## [REQUIREMENTS]
Repeat all the material exactly; pictures stay out of your copy.

----- RAW DATA

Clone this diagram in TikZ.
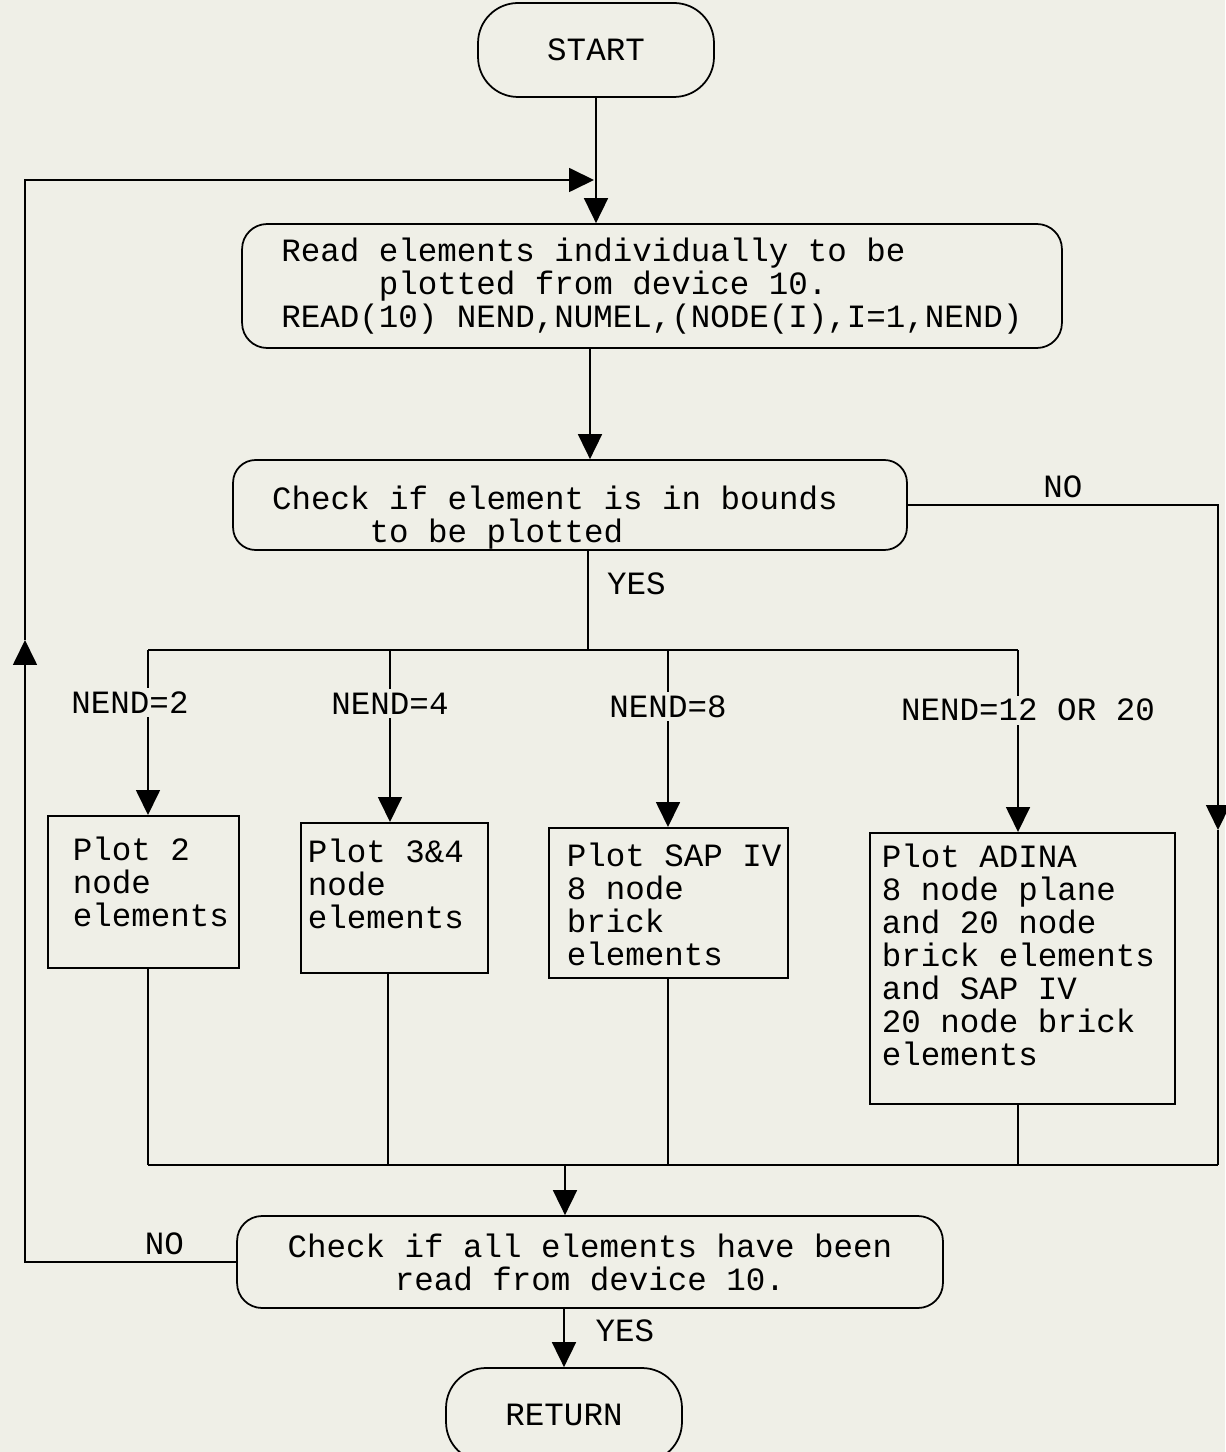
\documentclass[tikz,border=0pt]{standalone}
\usepackage{fontspec}
\setmonofont{Liberation Mono}
\usetikzlibrary{arrows.meta}

\definecolor{paper}{RGB}{239,239,231}
% width, height, top gap, left gap, lines
\newcommand{\boxlines}[5]{\parbox[c][#2][t]{#1}{\leftskip=#4\vspace*{#3}#5}}

\tikzset{
  every node/.style={font=\ttfamily\fontsize{18.5}{18.8}\selectfont},
  term/.style={draw, rectangle, rounded corners=0.8cm, minimum width=4.72cm, minimum height=1.88cm},
  decision/.style={draw, rectangle, rounded corners=0.45cm},
  plotbox/.style={draw, rectangle, anchor=north west, inner sep=0pt},
  lbl/.style={fill=paper, inner sep=2pt},
  arr/.style={-{Triangle[length=0.5cm,width=0.48cm]}}
}

\begin{document}
\begin{tikzpicture}[x=0.02cm, y=-0.02cm, line width=1pt]
\useasboundingbox (0,0) rectangle (1225,1452);
\fill[paper] (0,0) rectangle (1225,1452);
% boxes
\node[term] (start) at (596,50) {START};
\node[decision, rounded corners=0.5cm, minimum width=16.4cm, minimum height=2.48cm, align=left] (read) at (652,286)
  {Read elements individually to be\\\hspace*{3em}plotted from device 10.\\READ(10) NEND,NUMEL,(NODE(I),I=1,NEND)};
\node[decision, inner sep=0pt] (inbounds) at (570,505)
  {\boxlines{13.48cm}{1.8cm}{0.52cm}{0.78cm}{Check if element is in bounds\\\hspace*{3em}to be plotted}};
\node[plotbox] (p2) at (47,815) {\boxlines{3.82cm}{3.04cm}{0.42cm}{0.5cm}{Plot 2\\node\\elements}};
\node[plotbox] (p4) at (300,822) {\boxlines{3.74cm}{3.0cm}{0.32cm}{0.14cm}{Plot 3\&4\\node\\elements}};
\node[plotbox] (p8) at (548,827) {\boxlines{4.78cm}{3.0cm}{0.3cm}{0.36cm}{Plot SAP IV\\8 node\\brick\\elements}};
\node[plotbox] (p12) at (869,832) {\boxlines{6.1cm}{5.42cm}{0.22cm}{0.24cm}{Plot ADINA\\8 node plane\\and 20 node\\brick elements\\and SAP IV\\20 node brick\\elements}};
\node[decision, rounded corners=0.5cm, minimum width=14.12cm, minimum height=1.84cm, align=center] (alldone) at (590,1262)
  {Check if all elements have been\\read from device 10.};
\node[term] (return) at (564,1415) {RETURN};

% junction points
\coordinate (loopin) at (594,180);
\coordinate (loopup) at (25,640);
\coordinate (nodown) at (1218,830);
\coordinate (midx) at (590,400);
\coordinate (busT) at (588,650);
\coordinate (t2) at (148,650);
\coordinate (t4) at (390,650);
\coordinate (t8) at (668,650);
\coordinate (t12) at (1018,650);
\coordinate (b2) at (148,1165);
\coordinate (b4) at (388,1165);
\coordinate (b8) at (668,1165);
\coordinate (b12) at (1018,1165);
\coordinate (busR) at (1218,1165);
\coordinate (bmid) at (565,1165);

% main line
\draw[arr] (start.south) -- (start.south |- read.north);
\draw[arr] (midx |- read.south) -- (midx |- inbounds.north);
\draw (busT |- inbounds.south) -- node[pos=0.33, right=0.25cm]{YES} (busT);
\draw (t2) -- (t12);
\draw[arr] (t2) -- node[lbl, pos=0.32, xshift=-0.36cm]{NEND=2} (t2 |- p2.north);
\draw[arr] (t4) -- node[lbl, pos=0.31]{NEND=4} (t4 |- p4.north);
\draw[arr] (t8) -- node[lbl, pos=0.32]{NEND=8} (t8 |- p8.north);
\draw[arr] (t12) -- node[lbl, pos=0.33, xshift=0.2cm]{NEND=12 OR 20} (t12 |- p12.north);
% out of bounds
\draw[arr] (inbounds.east) -| node[pos=0.25, above]{NO} (nodown);
\draw (nodown) -- (busR);
% collect
\draw (b2 |- p2.south) -- (b2);
\draw (b4 |- p4.south) -- (b4);
\draw (b8 |- p8.south) -- (b8);
\draw (b12 |- p12.south) -- (b12);
\draw (b2) -- (busR);
\draw[arr] (bmid) -- (bmid |- alldone.north);
\draw[arr] (return.north |- alldone.south) -- node[pos=0.375, right=0.5cm]{YES} (return.north);
% loop back
\draw[arr] (alldone.west) -| node[pos=0.17, above]{NO} (loopup);
\draw[arr] (loopup) |- (loopin);
\end{tikzpicture}
\end{document}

----------

## [SOLUTION FOR THIS PROBLEM]
Clone this diagram in TikZ.
\documentclass[tikz,border=0pt]{standalone}
\usepackage{fontspec}
\setmonofont{Liberation Mono}
\usetikzlibrary{arrows.meta}

\definecolor{paper}{RGB}{239,239,231}
% width, height, top gap, left gap, lines
\newcommand{\boxlines}[5]{\parbox[c][#2][t]{#1}{\leftskip=#4\vspace*{#3}#5}}

\tikzset{
  every node/.style={font=\ttfamily\fontsize{18.5}{18.8}\selectfont},
  term/.style={draw, rectangle, rounded corners=0.8cm, minimum width=4.72cm, minimum height=1.88cm},
  decision/.style={draw, rectangle, rounded corners=0.45cm},
  plotbox/.style={draw, rectangle, anchor=north west, inner sep=0pt},
  lbl/.style={fill=paper, inner sep=2pt},
  arr/.style={-{Triangle[length=0.5cm,width=0.48cm]}}
}

\begin{document}
\begin{tikzpicture}[x=0.02cm, y=-0.02cm, line width=1pt]
\useasboundingbox (0,0) rectangle (1225,1452);
\fill[paper] (0,0) rectangle (1225,1452);
% boxes
\node[term] (start) at (596,50) {START};
\node[decision, rounded corners=0.5cm, minimum width=16.4cm, minimum height=2.48cm, align=left] (read) at (652,286)
  {Read elements individually to be\\\hspace*{3em}plotted from device 10.\\READ(10) NEND,NUMEL,(NODE(I),I=1,NEND)};
\node[decision, inner sep=0pt] (inbounds) at (570,505)
  {\boxlines{13.48cm}{1.8cm}{0.52cm}{0.78cm}{Check if element is in bounds\\\hspace*{3em}to be plotted}};
\node[plotbox] (p2) at (47,815) {\boxlines{3.82cm}{3.04cm}{0.42cm}{0.5cm}{Plot 2\\node\\elements}};
\node[plotbox] (p4) at (300,822) {\boxlines{3.74cm}{3.0cm}{0.32cm}{0.14cm}{Plot 3\&4\\node\\elements}};
\node[plotbox] (p8) at (548,827) {\boxlines{4.78cm}{3.0cm}{0.3cm}{0.36cm}{Plot SAP IV\\8 node\\brick\\elements}};
\node[plotbox] (p12) at (869,832) {\boxlines{6.1cm}{5.42cm}{0.22cm}{0.24cm}{Plot ADINA\\8 node plane\\and 20 node\\brick elements\\and SAP IV\\20 node brick\\elements}};
\node[decision, rounded corners=0.5cm, minimum width=14.12cm, minimum height=1.84cm, align=center] (alldone) at (590,1262)
  {Check if all elements have been\\read from device 10.};
\node[term] (return) at (564,1415) {RETURN};

% junction points
\coordinate (loopin) at (594,180);
\coordinate (loopup) at (25,640);
\coordinate (nodown) at (1218,830);
\coordinate (midx) at (590,400);
\coordinate (busT) at (588,650);
\coordinate (t2) at (148,650);
\coordinate (t4) at (390,650);
\coordinate (t8) at (668,650);
\coordinate (t12) at (1018,650);
\coordinate (b2) at (148,1165);
\coordinate (b4) at (388,1165);
\coordinate (b8) at (668,1165);
\coordinate (b12) at (1018,1165);
\coordinate (busR) at (1218,1165);
\coordinate (bmid) at (565,1165);

% main line
\draw[arr] (start.south) -- (start.south |- read.north);
\draw[arr] (midx |- read.south) -- (midx |- inbounds.north);
\draw (busT |- inbounds.south) -- node[pos=0.33, right=0.25cm]{YES} (busT);
\draw (t2) -- (t12);
\draw[arr] (t2) -- node[lbl, pos=0.32, xshift=-0.36cm]{NEND=2} (t2 |- p2.north);
\draw[arr] (t4) -- node[lbl, pos=0.31]{NEND=4} (t4 |- p4.north);
\draw[arr] (t8) -- node[lbl, pos=0.32]{NEND=8} (t8 |- p8.north);
\draw[arr] (t12) -- node[lbl, pos=0.33, xshift=0.2cm]{NEND=12 OR 20} (t12 |- p12.north);
% out of bounds
\draw[arr] (inbounds.east) -| node[pos=0.25, above]{NO} (nodown);
\draw (nodown) -- (busR);
% collect
\draw (b2 |- p2.south) -- (b2);
\draw (b4 |- p4.south) -- (b4);
\draw (b8 |- p8.south) -- (b8);
\draw (b12 |- p12.south) -- (b12);
\draw (b2) -- (busR);
\draw[arr] (bmid) -- (bmid |- alldone.north);
\draw[arr] (return.north |- alldone.south) -- node[pos=0.375, right=0.5cm]{YES} (return.north);
% loop back
\draw[arr] (alldone.west) -| node[pos=0.17, above]{NO} (loopup);
\draw[arr] (loopup) |- (loopin);
\end{tikzpicture}
\end{document}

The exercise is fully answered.